General Model Evaluation and Goodness Of Fit Measures

And it is for this reason that it is best to use a very general goodness of fit measure, not just a metric that measures logistic regression models but is not applicable to other models. We have talked about model evaluation in another post.  And we have concluded that the best ways to evaluate and compare models is to either use $AIC$ or $BIC$ statistics or to use cross-validation. We have noted that the preference between$AIC$ and $BIC$ is largely philosophical and that cross validation (with leave-one-out) and $AIC$ are asymptotically equivalent. So it would be these three that would be the best methods for evaluating our linear regression model – they would enable us to compare the model to all sorts of alternative models, not all of which have to be logistic regression models.

Other Alternatives Compared

As mentioned earlier, logistic regression is used for fitting models where the outcome is a binary response variable. There are however other methods one could use to predict binary models. Below are some examples of “competing” binary response models along with their strengths and weaknesses relative to logistic regression.

Probit Regression

We could use a method similar to logistic regression but where the “squeezing” function is not the logistic function but instead some other function with $\left(-\infty,\infty\right)$ domain and $\left[0,1\right]$ range. For this purpose, any probability cumulative distribution function (CDF) will do. For example a natural candidate would be the CDF for normal distribution.
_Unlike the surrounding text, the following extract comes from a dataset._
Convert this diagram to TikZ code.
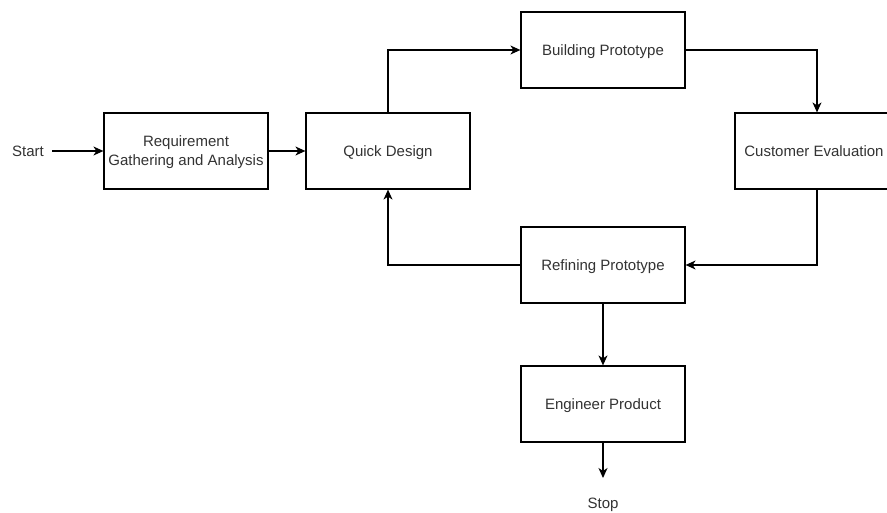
\documentclass[tikz,border=0pt]{standalone}
\usepackage{fontspec}
\setmainfont{Liberation Sans}
\usetikzlibrary{arrows.meta}
\begin{document}
\begin{tikzpicture}[x=1pt,y=-1pt,
  box/.style={draw=black,line width=1.2pt,minimum width=164pt,minimum height=76pt,inner sep=0pt,align=center,text=black!80,text depth=0pt,font=\fontsize{15}{19}\selectfont},
  lbl/.style={inner sep=0pt,text=black!80,font=\fontsize{15}{19}\selectfont},
  conn/.style={draw=black,line width=1.2pt,-{Stealth[length=10pt,width=9pt,inset=3pt]}}]
\useasboundingbox (0,0) rectangle (887,513);
\fill[white] (0,0) rectangle (887,513);
\node[box] (req) at (186,151) {Requirement\\Gathering and Analysis};
\node[box] (quick) at (388,151) {Quick Design};
\node[box] (build) at (603,50) {Building Prototype};
\node[box] (cust) at (817,151) {\hspace*{-6pt}Customer Evaluation};
\node[box] (refine) at (603,265) {Refining Prototype};
\node[box] (eng) at (603,404) {Engineer Product};
\node[lbl] (start) at (28,151) {Start};
\node[lbl] (stop) at (603,505) {Stop};
\draw[conn,shorten <=8pt] (start.east) -- (req.west);
\draw[conn] (req.east) -- (quick.west);
\draw[conn] (quick.north) |- (build.west);
\draw[conn] (build.east) -| (cust.north);
\draw[conn] (cust.south) |- (refine.east);
\draw[conn] (refine.west) -| (quick.south);
\draw[conn] (refine.south) -- (eng.north);
\draw[conn,shorten >=20pt] (eng.south) -- (stop.north);
\end{tikzpicture}
\end{document}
This way we still have the linear relationship

$z=\beta_{0}x_{0}+\beta_{1}x_{1}+\beta_{2}x_{2}+\text{...}+\beta_{n}x_{n}$

but this time it is squeezed into $\left[0,1\right]$ range by means of the CDF for normal distribution.  The new sigmoid curve would like like this when compared to the old logistic sigmoid curve:

Thus we have a model similar to logistic regression that we can just as well fit by means of MLE and grade by means of $AIC, BIC$ or cross validation. We call this model probit regression.

On one hand probit regression appears to be more intuitive – instead of using this exotic looking logistic function we use the very popular normal distribution CDF. The former usually gets taught at the very end of the first year university Calculus course only to never be seen again while the latter is the well-known and ubiquitous normal distribution that everyone is comfortable with. So it makes sense to use probit rather than logit right?

Not necessarily. Firstly, the fact the “squeezing” function is probit does not actually add any nice properties to our model – it does not make residuals normally distributed or introduce any normal distribution anywhere. We simply use normal distribution as a means of squeeing the $\left(-\infty,\infty\right)$ range into $\left[0,1\right]$ but without making any assumptions about normal distribution anywhere and without obtaining normal distribution anywhere. On the other hand with logistic regression we actually do have a very nice and straightforward interpretation of logit (log odds) and the individual coefficients (log odds ratio) – and that is a major advantage over probit regression.